A pedagoga Inês Kisil Misdalo (foto), que coordena a área
de Educação Formal do Instituto Ayrton Sena, afirmou que o sistema educacional
brasileiro contribui para o crescimento do trabalho infantil.
"À medida
que a qualidade da educação deixa a desejar, colocamos na sociedade a
possibilidade da exploração infantil", alertou durante apresentação no
painel Experiências de inclusão social de crianças e adolescentes pela Educação.
A questão foi debatida durante o Seminário Trabalho Infantil, Aprendizagem e
Justiça do Trabalho.
O evento, realizado pelo Conselho Superior da
Justiça do Trabalho e pelo Tribunal Superior do Trabalho, reúne nesta semana (9
a 11/10/2012), em Brasília, autoridades do executivo, legislativo e judiciário,
acadêmicos e organizações não governamentais para propor novos rumos na luta contra a
exploração de milhares de crianças e adolescentes brasileiros.
Inês Kisil destacou que, embora 98% das crianças
estejam na escola, cerca de 3,5 milhões são reprovadas anualmente. O problema não
seria de oferta, mas da qualidade que não mantém as crianças na escola.
Mostrou-se preocupada com a evasão no ensino médio, que chega a 40%, em uma
faixa etária onde ocorre o começo da vida profissional para muitos desses
adolescentes.
Ela relatou experiências do Instituto Ayrton Senna
no treinamento dos adultos que têm contato direito com as crianças. Ela
criticou a falta de planejamento na Educação do país e a qualidade das nossas
escolas públicas, ainda voltadas para o século XX e XIX, pouco atraentes para
os jovens de hoje.
Erradicação
do trabalho infantil pela educação
A cientista social Patrícia Mara Santin, gerente
da área da infância e da adolescência da Fundação Telefônica, ligada à Vivo,
disse hoje no Seminário que a sociedade não tem o entendimento de que o
trabalho infantil "é um problema da nossa conta", que precisa e pode
ser resolvido pela Educação ampla, com o auxílio de parcerias.
A própria falta de consenso sobre o que é trabalho
infantil tem levado as pessoas que trabalham na área a identificar
equivocadamente quais crianças realmente necessitam de atendimento, manifestou
a palestrante. Preocupada com essa questão, ela informou que a sua organização
utiliza um modelo de diagnóstico rápido desenvolvido pela Organização
Internacional do Trabalho (OIT), que possibilita, inclusive, a identificação de
trabalho infantil doméstico, que é invisível na sociedade.

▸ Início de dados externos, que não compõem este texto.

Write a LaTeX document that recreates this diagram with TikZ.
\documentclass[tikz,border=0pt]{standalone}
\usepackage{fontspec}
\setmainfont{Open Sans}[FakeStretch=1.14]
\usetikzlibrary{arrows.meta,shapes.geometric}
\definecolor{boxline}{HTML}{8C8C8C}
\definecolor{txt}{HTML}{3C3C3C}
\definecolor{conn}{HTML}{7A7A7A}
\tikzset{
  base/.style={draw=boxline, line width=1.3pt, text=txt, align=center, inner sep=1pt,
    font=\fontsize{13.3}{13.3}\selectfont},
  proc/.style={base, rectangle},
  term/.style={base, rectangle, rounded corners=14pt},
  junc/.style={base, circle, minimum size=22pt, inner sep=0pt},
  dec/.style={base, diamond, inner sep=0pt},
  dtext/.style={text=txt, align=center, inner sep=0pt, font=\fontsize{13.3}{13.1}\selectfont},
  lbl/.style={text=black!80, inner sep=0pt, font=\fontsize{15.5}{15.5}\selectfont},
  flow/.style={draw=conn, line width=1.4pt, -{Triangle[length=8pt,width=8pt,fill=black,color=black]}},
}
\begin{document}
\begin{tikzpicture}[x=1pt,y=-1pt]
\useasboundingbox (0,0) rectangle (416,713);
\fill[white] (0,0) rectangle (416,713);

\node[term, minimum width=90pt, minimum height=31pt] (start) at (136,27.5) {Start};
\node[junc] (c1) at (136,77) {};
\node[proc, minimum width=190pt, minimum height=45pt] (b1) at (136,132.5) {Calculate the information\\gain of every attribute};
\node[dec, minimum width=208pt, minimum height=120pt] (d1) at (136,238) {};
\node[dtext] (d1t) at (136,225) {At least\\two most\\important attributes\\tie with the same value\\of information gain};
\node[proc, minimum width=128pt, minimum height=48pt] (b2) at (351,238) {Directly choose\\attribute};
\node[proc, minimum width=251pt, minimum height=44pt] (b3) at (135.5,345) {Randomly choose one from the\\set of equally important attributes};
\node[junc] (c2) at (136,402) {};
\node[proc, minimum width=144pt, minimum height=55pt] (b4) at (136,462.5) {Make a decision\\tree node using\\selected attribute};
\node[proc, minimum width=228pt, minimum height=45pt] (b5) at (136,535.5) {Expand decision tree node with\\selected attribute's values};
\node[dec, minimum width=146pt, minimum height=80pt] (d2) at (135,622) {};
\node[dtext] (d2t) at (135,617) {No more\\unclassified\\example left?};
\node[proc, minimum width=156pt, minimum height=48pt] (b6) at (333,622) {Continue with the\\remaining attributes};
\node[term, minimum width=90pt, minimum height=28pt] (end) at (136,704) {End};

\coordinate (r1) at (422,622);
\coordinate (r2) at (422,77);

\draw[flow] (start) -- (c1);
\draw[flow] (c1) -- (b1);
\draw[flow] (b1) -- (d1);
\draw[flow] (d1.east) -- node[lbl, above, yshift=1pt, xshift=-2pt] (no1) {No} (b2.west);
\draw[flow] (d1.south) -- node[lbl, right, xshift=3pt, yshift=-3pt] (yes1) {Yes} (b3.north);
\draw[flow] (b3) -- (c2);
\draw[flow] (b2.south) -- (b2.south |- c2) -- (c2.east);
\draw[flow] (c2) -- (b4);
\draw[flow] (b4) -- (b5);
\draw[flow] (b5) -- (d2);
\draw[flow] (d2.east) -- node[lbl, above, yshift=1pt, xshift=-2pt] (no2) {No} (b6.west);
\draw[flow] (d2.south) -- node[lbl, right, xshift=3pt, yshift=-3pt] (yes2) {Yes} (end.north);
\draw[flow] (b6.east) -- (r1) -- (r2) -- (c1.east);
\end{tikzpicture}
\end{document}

Para Patrícia Santin, os alarmantes números
oficiais que dimensionam o trabalho infantil no Brasil são apenas a ponta do
iceberg, porque a experiência tem demonstrado que os problemas são muito
maiores. Na sua opinião, os municípios não veem conseguindo articular
adequadamente o papel dos conselhos de direitos, como o tutelar, compreendidos
no Sistema Único de Assistência Social, coordenado pelo Ministério do
Desenvolvimento Social e Combate à Fome. "A fundação trabalha no sentido
de que esse sistema funcione na prática", disse Patrícia Santin.
Fundação
Gol de Letra propõe educação articulada e integral
O representante da Fundação Gol de Letra, Felipe
Pitaro, defendeu, em sua participação no painel, o desenvolvimento de ações
articuladas voltadas para a formação integral de crianças e jovens. "O
fracasso do sistema educacional reside, em parte, na expectativa de que o
Estado e a iniciativa privada façam toda a ação de transformação",
afirmou.
A fundação, criada em 1998 pelos jogadores de
futebol Raí e Leonardo, desenvolve diversos programas voltados para a
transformação social por meio da educação, com ênfase no desenvolvimento de
valores como dignidade, solidariedade, perseverança e fraternidade, e, por meio
de parcerias com empresas, promove a inserção de jovens no mercado de trabalho.
Os programas atendem cerca de 1.600 crianças diretamente, além de suas
famílias.
Pitaro, que é professor da rede estadual do Rio de
Janeiro, afirma que a articulação com o Estado, ainda frágil, precisa ser
fortalecida para que a Educação mude de um processo de disciplina e rendimento
para um de construção de cultura e ação social legítima. "Educação é um
ato voluntário, e a estrutura física e a grade curricular não garantem a Educação",
defende. O processo, conclui, precisa fazer sentido para o educando, gerar
modelos e criar um cenário de envolvimento.